[Records with drawing code]
<<<<

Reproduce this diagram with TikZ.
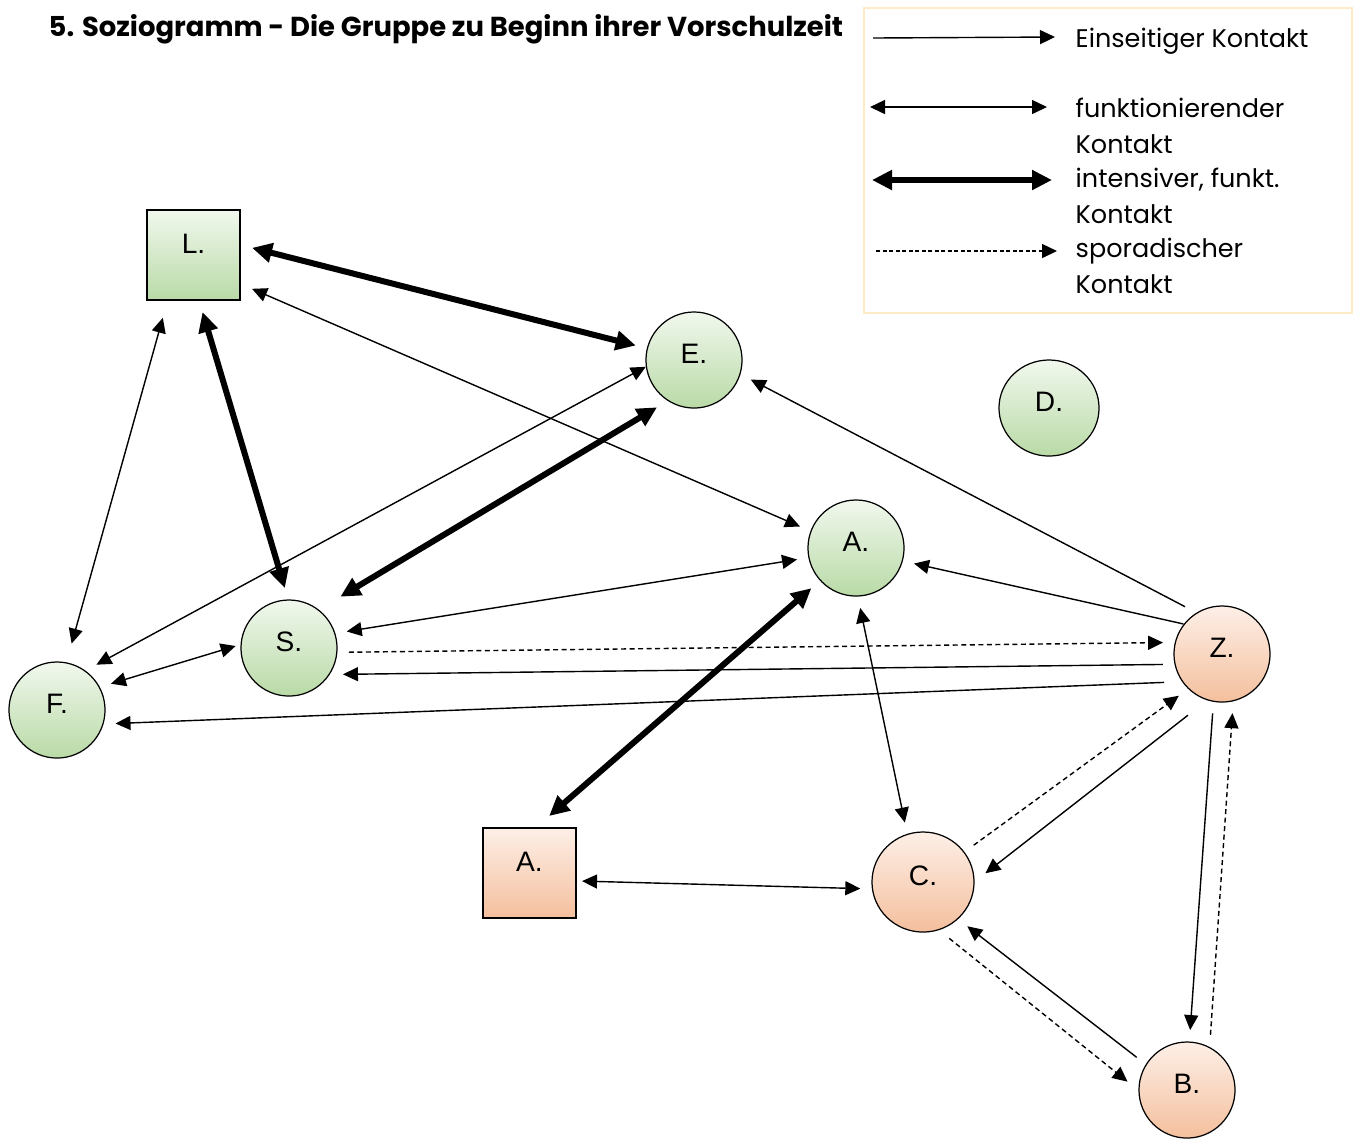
\documentclass[tikz,border=0pt]{standalone}
\usepackage{fontspec}
\setmainfont{Liberation Sans}
\newfontfamily\gothic{Poppins}
\usetikzlibrary{arrows.meta,shapes.geometric}

\definecolor{gruenoben}{HTML}{F1F8EE}
\definecolor{gruenunten}{HTML}{B9DAA6}
\definecolor{orangeoben}{HTML}{FDEFE7}
\definecolor{orangeunten}{HTML}{F4BF9D}
\definecolor{rahmen}{HTML}{FCEBC6}

\tikzset{
  kind/.style={ellipse, draw, line width=0.35pt, minimum width=0.96cm, minimum height=0.96cm,
    inner sep=0pt, outer sep=0.12cm, font=\fontsize{8}{9}\selectfont,
    text height=0.2cm, text depth=0.14cm},
  erwachsener/.style={kind, rectangle, minimum width=0.93cm, minimum height=0.9cm, text depth=0.24cm},
  gruen/.style={top color=gruenoben, bottom color=gruenunten},
  orange/.style={top color=orangeoben, bottom color=orangeunten},
  kontakt/.style={line width=0.4pt},
  einseitig/.style={kontakt, -{Triangle[length=0.15cm,width=0.14cm]}},
  beidseitig/.style={kontakt, {Triangle[length=0.15cm,width=0.14cm]}-{Triangle[length=0.15cm,width=0.14cm]}},
  intensiv/.style={line width=0.06cm, {Triangle[length=0.2cm,width=0.19cm]}-{Triangle[length=0.2cm,width=0.19cm]}},
  sporadisch/.style={einseitig, dash pattern=on 0.05cm off 0.035cm},
  legende/.style={font=\gothic\fontsize{7.25}{10.1}\selectfont, align=left, inner sep=0pt},
}

\begin{document}
\begin{tikzpicture}[x=0.01cm, y=-0.01cm]
		%%%%% START %%%%%
		\useasboundingbox (0,0) rectangle (1355,1138);
		
		\node[font=\gothic\bfseries\fontsize{7.8}{9}\selectfont, anchor=base west, inner sep=0pt] (titel) at (48,36) {5. Soziogramm - Die Gruppe zu Beginn ihrer Vorschulzeit};
		
		% Legende
		\draw[rahmen, line width=0.6pt] (864,8) rectangle (1352,313);
		\coordinate (l1a) at (873,38);  \coordinate (l1b) at (1055,37);
		\coordinate (l2a) at (870,107); \coordinate (l2b) at (1047,107);
		\coordinate (l3a) at (872,180); \coordinate (l3b) at (1052,180);
		\coordinate (l4a) at (876,251); \coordinate (l4b) at (1057,251);
		\draw[einseitig] (l1a) -- (l1b);
		\draw[beidseitig] (l2a) -- (l2b);
		\draw[intensiv] (l3a) -- (l3b);
		\draw[sporadisch, dash pattern=on 0.04cm off 0.025cm] (l4a) -- (l4b);
		\node[legende, anchor=base west] (t1) at (1075,47) {Einseitiger Kontakt};
		\node[legende, anchor=base west] (t2) at (1075,153) {funktionierender\\Kontakt};
		\node[legende, anchor=base west] (t3) at (1075,223) {intensiver, funkt.\\Kontakt};
		\node[legende, anchor=base west] (t4) at (1075,293) {sporadischer\\Kontakt};
		
		% Personen
		\node[erwachsener, gruen] (L) at (193.5,255) {L.};
		\node[kind, gruen] (E) at (694,360) {E.};
		\node[kind, gruen, minimum width=1cm] (D) at (1049,408) {D.};
		\node[kind, gruen] (Ag) at (856,548) {A.};
		\node[kind, gruen] (S) at (289,648) {S.};
		\node[kind, gruen] (F) at (57,710) {F.};
		\node[kind, orange] (Z) at (1222,654) {Z.};
		\node[erwachsener, orange] (As) at (529.5,873) {A.};
		\node[kind, orange, minimum width=1.02cm, minimum height=1cm] (C) at (923,882) {C.};
		\node[kind, orange] (B) at (1187,1090) {B.};
		
		% Kontakte
		\draw[intensiv] (L.7) -- (E.166);
		\draw[intensiv] (L.-81) -- (S.94);
		\draw[intensiv, shorten <=0.13cm] (S.48) -- (E.-128);
		\draw[intensiv] (As.71) -- (Ag.-138);
		
		\draw[beidseitig] (L.-30) -- (Ag.159);
		\draw[beidseitig, shorten <=0.06cm, shorten >=0.08cm] (L.-117) -- (F.78);
		\draw[beidseitig, shorten <=-0.12cm] (E.-168) -- (F.49);
		\draw[beidseitig, shorten >=-0.07cm] (F.26) -- (S.180);
		\draw[beidseitig] (S.16) -- (Ag.-169);
		\draw[beidseitig] (Ag.-86) -- (C.107);
		\draw[beidseitig, shorten <=-0.06cm] (As.-8) -- (C.-174);
		
		\draw[einseitig, shorten <=-0.12cm] (Z.147) -- (Ag.-15);
		\draw[einseitig] (Z.128) -- (E.-19);
		\draw[einseitig] (Z.-170) -- (S.-26);
		\draw[einseitig, shorten <=0.05cm] (Z.-152) -- (F.-13);
		\draw[einseitig, shorten <=0.11cm] (Z.-115) -- (C.8);
		\draw[einseitig] (Z.-99) -- (B.87);
		\draw[einseitig] (B.147) -- (C.-45);
		
		\draw[sporadisch] (S.-4) -- (Z.169);
		\draw[sporadisch] (C.36) -- (Z.-136);
		\draw[sporadisch] (B.67) -- (Z.-80);
		\draw[sporadisch] (C.-65) -- (B.172);
		
		%%%%% END %%%%%
	\end{tikzpicture}
\end{document}
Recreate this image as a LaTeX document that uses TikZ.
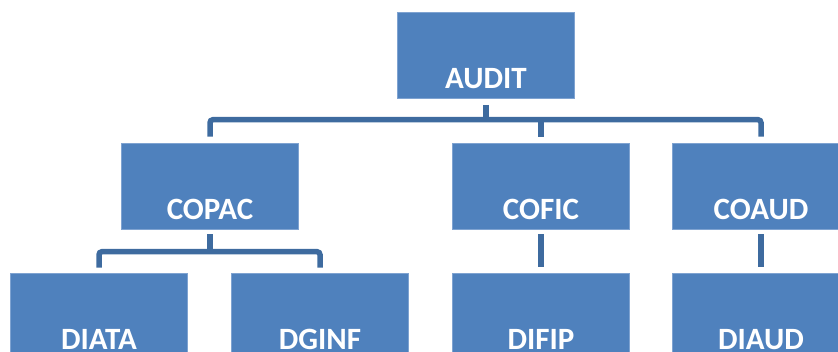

>>>>

* _EXERCISE GOAL_
The records above are to be quoted exactly, with all pictures left out.

* _ANSWER FOR THIS EXERCISE_
Reproduce this diagram with TikZ.
\documentclass[tikz,border=0pt]{standalone}
\usepackage{fontspec}
\setmainfont{Liberation Sans}
\newfontfamily\gothic{Poppins}
\usetikzlibrary{arrows.meta,shapes.geometric}

\definecolor{gruenoben}{HTML}{F1F8EE}
\definecolor{gruenunten}{HTML}{B9DAA6}
\definecolor{orangeoben}{HTML}{FDEFE7}
\definecolor{orangeunten}{HTML}{F4BF9D}
\definecolor{rahmen}{HTML}{FCEBC6}

\tikzset{
  kind/.style={ellipse, draw, line width=0.35pt, minimum width=0.96cm, minimum height=0.96cm,
    inner sep=0pt, outer sep=0.12cm, font=\fontsize{8}{9}\selectfont,
    text height=0.2cm, text depth=0.14cm},
  erwachsener/.style={kind, rectangle, minimum width=0.93cm, minimum height=0.9cm, text depth=0.24cm},
  gruen/.style={top color=gruenoben, bottom color=gruenunten},
  orange/.style={top color=orangeoben, bottom color=orangeunten},
  kontakt/.style={line width=0.4pt},
  einseitig/.style={kontakt, -{Triangle[length=0.15cm,width=0.14cm]}},
  beidseitig/.style={kontakt, {Triangle[length=0.15cm,width=0.14cm]}-{Triangle[length=0.15cm,width=0.14cm]}},
  intensiv/.style={line width=0.06cm, {Triangle[length=0.2cm,width=0.19cm]}-{Triangle[length=0.2cm,width=0.19cm]}},
  sporadisch/.style={einseitig, dash pattern=on 0.05cm off 0.035cm},
  legende/.style={font=\gothic\fontsize{7.25}{10.1}\selectfont, align=left, inner sep=0pt},
}

\begin{document}
\begin{tikzpicture}[x=0.01cm, y=-0.01cm]
		%%%%% START %%%%%
		\useasboundingbox (0,0) rectangle (1355,1138);
		
		\node[font=\gothic\bfseries\fontsize{7.8}{9}\selectfont, anchor=base west, inner sep=0pt] (titel) at (48,36) {5. Soziogramm - Die Gruppe zu Beginn ihrer Vorschulzeit};
		
		% Legende
		\draw[rahmen, line width=0.6pt] (864,8) rectangle (1352,313);
		\coordinate (l1a) at (873,38);  \coordinate (l1b) at (1055,37);
		\coordinate (l2a) at (870,107); \coordinate (l2b) at (1047,107);
		\coordinate (l3a) at (872,180); \coordinate (l3b) at (1052,180);
		\coordinate (l4a) at (876,251); \coordinate (l4b) at (1057,251);
		\draw[einseitig] (l1a) -- (l1b);
		\draw[beidseitig] (l2a) -- (l2b);
		\draw[intensiv] (l3a) -- (l3b);
		\draw[sporadisch, dash pattern=on 0.04cm off 0.025cm] (l4a) -- (l4b);
		\node[legende, anchor=base west] (t1) at (1075,47) {Einseitiger Kontakt};
		\node[legende, anchor=base west] (t2) at (1075,153) {funktionierender\\Kontakt};
		\node[legende, anchor=base west] (t3) at (1075,223) {intensiver, funkt.\\Kontakt};
		\node[legende, anchor=base west] (t4) at (1075,293) {sporadischer\\Kontakt};
		
		% Personen
		\node[erwachsener, gruen] (L) at (193.5,255) {L.};
		\node[kind, gruen] (E) at (694,360) {E.};
		\node[kind, gruen, minimum width=1cm] (D) at (1049,408) {D.};
		\node[kind, gruen] (Ag) at (856,548) {A.};
		\node[kind, gruen] (S) at (289,648) {S.};
		\node[kind, gruen] (F) at (57,710) {F.};
		\node[kind, orange] (Z) at (1222,654) {Z.};
		\node[erwachsener, orange] (As) at (529.5,873) {A.};
		\node[kind, orange, minimum width=1.02cm, minimum height=1cm] (C) at (923,882) {C.};
		\node[kind, orange] (B) at (1187,1090) {B.};
		
		% Kontakte
		\draw[intensiv] (L.7) -- (E.166);
		\draw[intensiv] (L.-81) -- (S.94);
		\draw[intensiv, shorten <=0.13cm] (S.48) -- (E.-128);
		\draw[intensiv] (As.71) -- (Ag.-138);
		
		\draw[beidseitig] (L.-30) -- (Ag.159);
		\draw[beidseitig, shorten <=0.06cm, shorten >=0.08cm] (L.-117) -- (F.78);
		\draw[beidseitig, shorten <=-0.12cm] (E.-168) -- (F.49);
		\draw[beidseitig, shorten >=-0.07cm] (F.26) -- (S.180);
		\draw[beidseitig] (S.16) -- (Ag.-169);
		\draw[beidseitig] (Ag.-86) -- (C.107);
		\draw[beidseitig, shorten <=-0.06cm] (As.-8) -- (C.-174);
		
		\draw[einseitig, shorten <=-0.12cm] (Z.147) -- (Ag.-15);
		\draw[einseitig] (Z.128) -- (E.-19);
		\draw[einseitig] (Z.-170) -- (S.-26);
		\draw[einseitig, shorten <=0.05cm] (Z.-152) -- (F.-13);
		\draw[einseitig, shorten <=0.11cm] (Z.-115) -- (C.8);
		\draw[einseitig] (Z.-99) -- (B.87);
		\draw[einseitig] (B.147) -- (C.-45);
		
		\draw[sporadisch] (S.-4) -- (Z.169);
		\draw[sporadisch] (C.36) -- (Z.-136);
		\draw[sporadisch] (B.67) -- (Z.-80);
		\draw[sporadisch] (C.-65) -- (B.172);
		
		%%%%% END %%%%%
	\end{tikzpicture}
\end{document}
Recreate this image as a LaTeX document that uses TikZ.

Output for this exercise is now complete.